What does this mean? Well, if we look at the saturation state equation using these values, we find that for a given concentration of calcium and carbonate, the supersaturation is lower when magnesium is present than when it is not.
Alternatively, for a given saturation state, the concentration of calcium and carbonate will be higher in the presence of magnesium. How big is the effect?
Let's say we have a certain saturation state with 400 ppm calcium in the presence of magnesium. With everything else unchanged, removing all of the magnesium (and replacing it with sodium) will result in the same saturation state at a calcium level of 327 ppm. Thus, if reef tank seems to be maxing out Ca++ at 400 ppm, then without any Mg++ it might max out at 327 ppm (through this effect alone and assuming that the calcium and alkalinity is being limited by precipitation, not by the amount being supplemented to the tank).

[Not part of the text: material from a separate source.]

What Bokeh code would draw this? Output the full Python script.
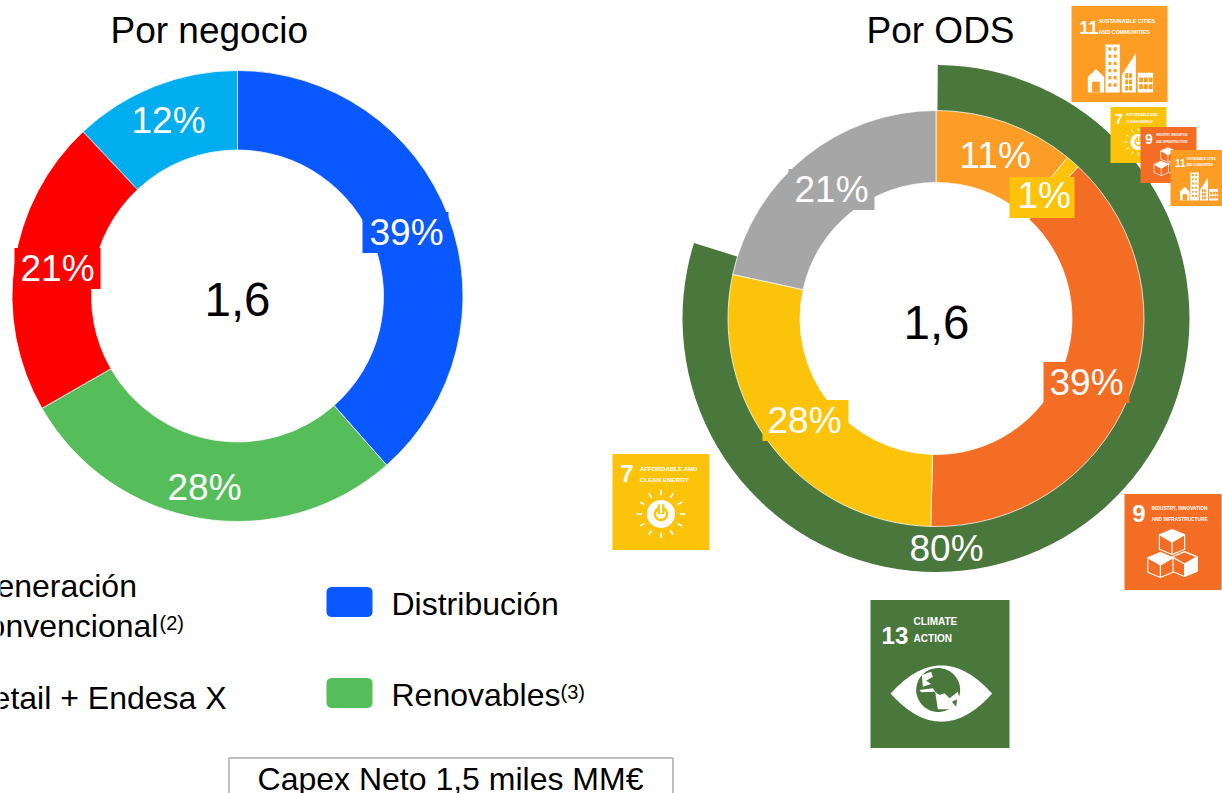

Note, however, that this isn't the perfect answer. It is examining the difference between having and not having Mg++ in pure sodium chloride solution, not in natural seawater. The answer in the latter case may be different. Nevertheless, it gives an idea of what magnitude of effect magnesium might be expected to have through mechanisms involving reduction of the activity of the carbonate ions in solution.
I hope this article provides reefkeepers with an understanding of how magnesium is playing a role in the calcium/carbonate system in their tanks. As is usually the case, these kinds of discussions do not tell us what levels of magnesium are optimal or how far above or below natural seawater one can safely keep a reef tank. Nevertheless, understanding what is happening in our tanks can help lead us to solutions to vexing problems, as well as to provide us with an appreciation for the great complexities that nature provides in our tanks.